U.S. draft proposal could be the coup de grace for Huawei
You might ask yourself what more could the U.S. do to hurt Huawei? Branded as a national security threat in the states, banned from accessing its U.S. supply chain (which it spent $11 billion on in 2018) and blocked from having its equipment used in U.S. 5G networks, Huawei still managed to top Apple by shipping approximately 240 million smartphones in 2019 even though it was forced to replace the Google Mobile Services version of Android with an open-source version.

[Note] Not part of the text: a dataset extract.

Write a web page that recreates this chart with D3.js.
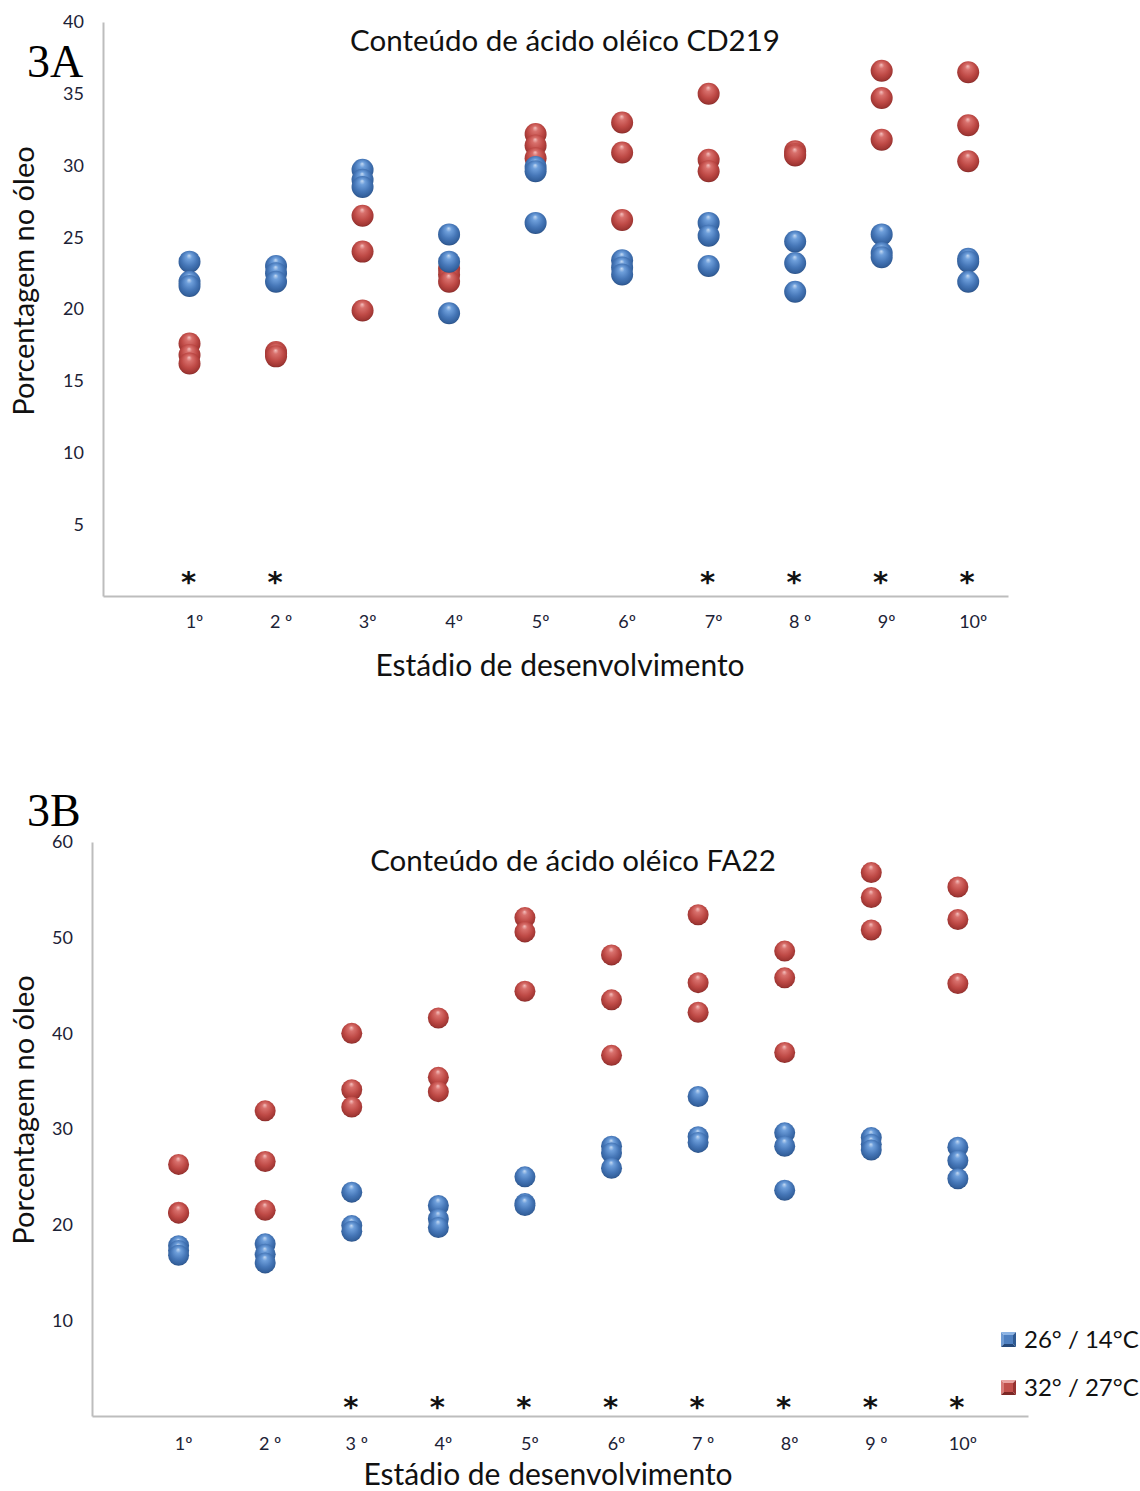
<!DOCTYPE html>
<html>
<head>
<meta charset="utf-8">
<script src="https://cdn.jsdelivr.net/npm/d3@7"></script>
<style>
  html, body { margin: 0; padding: 0; background: #fff; }
  svg { display: block; }
</style>
</head>
<body>
<script>
// Development stages (x categories)
const stagesA = ["1º", "2 º", "3º", "4º", "5º", "6º", "7º", "8 º", "9º", "10º"];
const stagesB = ["1º", "2 º", "3 º", "4º", "5º", "6º", "7 º", "8º", "9 º", "10º"];

// Series names
const seriesNames = ["26° / 14°C", "32° / 27°C"];

// Oleic acid content (%), CD219 — three replicates per stage
const cd219Cool = [
  [23.3, 21.9, 21.6], [23.0, 22.5, 21.9], [29.7, 29.0, 28.5], [25.2, 23.3, 19.7], [29.9, 29.6, 26.0],
  [23.4, 22.9, 22.4], [26.0, 25.1, 23.0], [24.7, 23.2, 21.2], [25.2, 23.9, 23.6], [23.5, 23.3, 21.9]
];
const cd219Warm = [
  [17.6, 16.8, 16.2], [17.0, 16.9, 16.7], [26.5, 24.0, 19.9], [22.8, 22.4, 21.9], [32.2, 31.4, 30.5],
  [33.0, 30.9, 26.2], [35.0, 30.4, 29.6], [31.0, 30.8, 30.7], [36.6, 34.7, 31.8], [36.5, 32.8, 30.3]
];
const cd219Signif = [1, 1, 0, 0, 0, 0, 1, 1, 1, 1];

// Oleic acid content (%), FA22 — three replicates per stage
const fa22Cool = [
  [17.8, 17.3, 16.8], [18.0, 16.9, 16.0], [23.4, 19.9, 19.3], [22.0, 20.6, 19.7], [25.0, 22.2, 22.0],
  [28.2, 27.5, 25.9], [33.4, 29.2, 28.6], [29.6, 28.2, 23.6], [29.1, 28.4, 27.8], [28.1, 26.7, 24.8]
];
const fa22Warm = [
  [26.3, 21.3, 21.2], [31.9, 26.6, 21.5], [40.0, 34.1, 32.3], [41.6, 35.4, 33.9], [52.1, 50.6, 44.4],
  [48.2, 43.5, 37.7], [52.4, 45.3, 42.2], [48.6, 45.8, 38.0], [56.8, 54.2, 50.8], [55.3, 51.9, 45.2]
];
const fa22Signif = [0, 0, 1, 1, 1, 1, 1, 1, 1, 1];

const yTicksA = [5, 10, 15, 20, 25, 30, 35, 40];
const yTicksB = [10, 20, 30, 40, 50, 60];

const W = 1140, H = 1491;
const svg = d3.select("body").append("svg").attr("width", W).attr("height", H);

const sans = "Lato, 'Open Sans', sans-serif";
const serif = "'Liberation Serif', 'DejaVu Serif', serif";
const tickColor = "#1c2236";
const axisColor = "#bdbdbd";

// Sphere-like shading for the bubble markers
const defs = svg.append("defs");
function sphereGradient(id, stops) {
  const g = defs.append("radialGradient").attr("id", id)
    .attr("cx", "50%").attr("cy", "45%").attr("r", "58%")
    .attr("fx", "48%").attr("fy", "22%");
  stops.forEach(([o, c]) => g.append("stop").attr("offset", o).attr("stop-color", c));
}
sphereGradient("ballBlue", [["0%", "#c4d9f2"], ["22%", "#6e9fdb"], ["60%", "#4677b8"], ["88%", "#33609c"], ["100%", "#27497a"]]);
sphereGradient("ballRed", [["0%", "#f4c0be"], ["22%", "#d8706c"], ["60%", "#bf4a46"], ["88%", "#a03633"], ["100%", "#7a2624"]]);

function drawPanel(cfg) {
  const g = svg.append("g");
  const x = d3.scaleLinear().domain([0, cfg.xMax]).range([cfg.left, cfg.right]);
  const y = d3.scaleLinear().domain([0, cfg.yMax]).range([cfg.bottom, cfg.top]);

  // Y axis
  const ya = g.append("g").attr("transform", `translate(${cfg.left},0)`)
    .call(d3.axisLeft(y).tickValues(cfg.yTicks).tickSize(0).tickSizeOuter(0).tickPadding(cfg.yPad));
  ya.select(".domain").attr("stroke", axisColor).attr("stroke-width", 2);
  ya.selectAll(".tick text").attr("font-family", sans).attr("font-size", 18)
    .attr("fill", tickColor);

  // X axis line
  const xa = g.append("g").attr("transform", `translate(0,${cfg.bottom})`)
    .call(d3.axisBottom(x).tickValues([]).tickSizeOuter(0));
  xa.select(".domain").attr("stroke", axisColor).attr("stroke-width", 2);

  // Stage labels
  g.selectAll(".stage").data(cfg.stages).join("text")
    .attr("x", (d, i) => x(i + 1) + 5)
    .attr("y", cfg.labelY)
    .attr("dy", "0.35em")
    .attr("text-anchor", "middle")
    .attr("font-family", sans).attr("font-size", 18)
    .attr("fill", tickColor)
    .text(d => d);

  // Significance markers
  g.selectAll(".sig").data(cfg.signif.map((s, i) => ({ s, i })).filter(d => d.s)).join("text")
    .attr("x", d => x(d.i + 1) - 1)
    .attr("y", cfg.starY)
    .attr("text-anchor", "middle")
    .attr("font-family", "'DejaVu Sans', sans-serif").attr("font-weight", "bold").attr("font-size", 29)
    .attr("fill", "#111")
    .text("*");

  // Bubbles: warm series first, cool series on top; lower replicates drawn last
  const pts = [];
  cfg.warm.forEach((vals, i) => vals.slice().sort((a, b) => b - a).forEach(v => pts.push({ i, v, c: "ballRed" })));
  cfg.cool.forEach((vals, i) => vals.slice().sort((a, b) => b - a).forEach(v => pts.push({ i, v, c: "ballBlue" })));
  g.selectAll(".ball").data(pts).join("circle")
    .attr("cx", d => x(d.i + 1))
    .attr("cy", d => y(d.v))
    .attr("r", cfg.r)
    .attr("fill", d => `url(#${d.c})`);

  // Title
  g.append("text").attr("x", cfg.titleX).attr("y", cfg.titleY)
    .attr("text-anchor", "middle").attr("font-family", sans).attr("font-size", 29.5)
    .attr("fill", "#111").text(cfg.title);

  // Axis titles
  g.append("text").attr("x", cfg.xTitleX).attr("y", cfg.xTitleY)
    .attr("text-anchor", "middle").attr("font-family", sans).attr("font-size", 30)
    .attr("fill", "#111").text("Estádio de desenvolvimento");
  g.append("text")
    .attr("transform", `translate(${cfg.yTitleX},${cfg.yTitleY}) rotate(-90)`)
    .attr("text-anchor", "middle").attr("font-family", sans).attr("font-size", 29)
    .attr("fill", "#111").text("Porcentagem no óleo");

  // Panel tag
  g.append("text").attr("x", cfg.tagX).attr("y", cfg.tagY)
    .attr("font-family", serif).attr("font-size", 46).attr("fill", "#000").text(cfg.tag);

  return { x, y };
}

drawPanel({
  tag: "3A", tagX: 27, tagY: 77,
  title: "Conteúdo de ácido oléico CD219", titleX: 565, titleY: 51,
  stages: stagesA, cool: cd219Cool, warm: cd219Warm, signif: cd219Signif,
  yMax: 40, yTicks: yTicksA, yPad: 19,
  left: 103, right: 1008, top: 22, bottom: 596, xMax: 10.46,
  labelY: 622, starY: 592, r: 11,
  xTitleX: 560, xTitleY: 676, yTitleX: 34, yTitleY: 281
});

drawPanel({
  tag: "3B", tagX: 27, tagY: 826,
  title: "Conteúdo de ácido oléico FA22", titleX: 573, titleY: 871,
  stages: stagesB, cool: fa22Cool, warm: fa22Warm, signif: fa22Signif,
  yMax: 60, yTicks: yTicksB, yPad: 19,
  left: 92, right: 1028, top: 842, bottom: 1416, xMax: 10.81,
  labelY: 1444, starY: 1417, r: 10.5,
  xTitleX: 548, xTitleY: 1485, yTitleX: 34, yTitleY: 1110
});

// Legend with bevelled square markers
const legend = svg.append("g").attr("transform", "translate(1001,1332)");
const markerShades = [
  { top: "#8db4e4", left: "#6f9bd3", right: "#2f5a92", bottom: "#24487a", face: "#4f80c0" },
  { top: "#e9a3a1", left: "#d77b78", right: "#963230", bottom: "#7c2725", face: "#c04f4b" }
];
legend.selectAll("g").data(seriesNames).join("g")
  .attr("transform", (d, i) => `translate(0,${i * 48})`)
  .each(function (d, i) {
    const gg = d3.select(this);
    const s = markerShades[i], n = 15, b = 3;
    gg.append("polygon").attr("points", `0,0 ${n},0 ${n - b},${b} ${b},${b}`).attr("fill", s.top);
    gg.append("polygon").attr("points", `0,0 ${b},${b} ${b},${n - b} 0,${n}`).attr("fill", s.left);
    gg.append("polygon").attr("points", `${n},0 ${n},${n} ${n - b},${n - b} ${n - b},${b}`).attr("fill", s.right);
    gg.append("polygon").attr("points", `0,${n} ${b},${n - b} ${n - b},${n - b} ${n},${n}`).attr("fill", s.bottom);
    gg.append("rect").attr("x", b).attr("y", b).attr("width", n - 2 * b).attr("height", n - 2 * b).attr("fill", s.face);
    gg.append("text").attr("x", 23).attr("y", 16)
      .attr("font-family", sans).attr("font-size", 24).attr("fill", "#111").text(d);
  });
</script>
</body>
</html>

It also remains the world's leading provider of networking equipment despite U.S. efforts to warn its allies not to use the company's gear. The Trump administration has considered propping up Huawei's rivals in the industry. For example, Attorney General William Barr suggested that the U.S. buy a controlling interest in Nokia and Ericsson, an idea that even Vice President Mike Pence saw as foolish. The administration also floated the idea of providing cheap funds to Nokia and Ericsson to help the pair offer financing terms to customers that would match the generous deals offered by Huawei; the latter has a partnership with China's state-run bank which allows it to give its customers special deals.
U.S. drafts a proposal that could really send Huawei into a tailspin
And now Reuters is reporting that the U.S. is considering a way to block Huawei from receiving chips it has produced by Taiwan Semiconductor Manufacturing Company (TSMC). The latter is the world's largest independent foundry and manufactures chips designed by companies that don't own the facilities needed to fabricate these components. For example, Apple designs its own A-series chipsets but has TSMC manufacture them. The same process is used by other firms such as Qualcomm and by Huawei's HiSilicon unit. HiSilicon designs chips for Huawei's handsets and TSMC builds them.
U.S. might soon be able to prevent TSMC from shipping chips it made for Huawei
It obviously would be a big blow if Huawei was unable to have its chips made by TSMC, especially since the foundry is about to start churning out more powerful 5nm chips in the middle of this year. The process node number provides a reference to the number of transistors found inside a small dense integrated circuit. The lower the process node, the higher the number of transistors inside a chip, more transistors inside a chip make it more powerful and energy-efficient. For example, the currently employed 7nm Apple A13 Bionic sports 8.5 billion transistors and this year's 5nm A14 Bionic could have as many as 15 billion transistors inside. Only TSMC and Samsung will be producing 5nm chips for mobile devices this year so losing access to this technology could be a huge blow to the company.
Back in November, TSMC denied a report stating that the U.S. was trying to block it from shipping chips to Huawei. But it now appears that there might have been some truth to that rumor. To keep TSMC and other chip manufacturers from shipping chips to Huawei, the Trump administration has reportedly written a draft proposal. The proposal would force foreign companies that use U.S.-made chip manufacturing equipment to obtain a license from the U.S. government before shipping chips to Huawei. This would be accomplished through a change in the Foreign Direct Product Rule which currently allows the U.S. to control foreign exports of products that contain 25% or more U.S.-origin content by value.
The Commerce Department wants to drop that threshold to 10% which would give the U.S. export control over most products made overseas with U.S.-sourced content. The Pentagon didn't want the rule change for fear that U.S. suppliers would lose sales to Huawei forcing them to cut spending on research and development. The Pentagon worries that by cutting R&D, American firms would lose their innovative edge in the global tech marketplace.
A change in this rule could allow the U.S. to control the export of chips scheduled to be shipped to Huawei. A report published last year by China's Everbright Securities said, "There is no production line in China that uses only equipment made in China, so it is very difficult to make any chipsets without U.S. equipment." With that in mind, Huawei could be in very serious trouble if this proposal gets past the "draft" stage.
A Commerce Department spokesman pointed out that recent allegations made by the U.S. charging Huawei with stealing trade secrets "reaffirm the need for caution in considering license applications. The U.S. continues to have major concerns about Huawei." A TSMC spokesman said that the company doesn't respond to hypothetical questions and questions about individual customers. Huawei did not respond to questions.
The U.S. considers Huawei to be a security risk because of the company's ties to the communist Chinese government.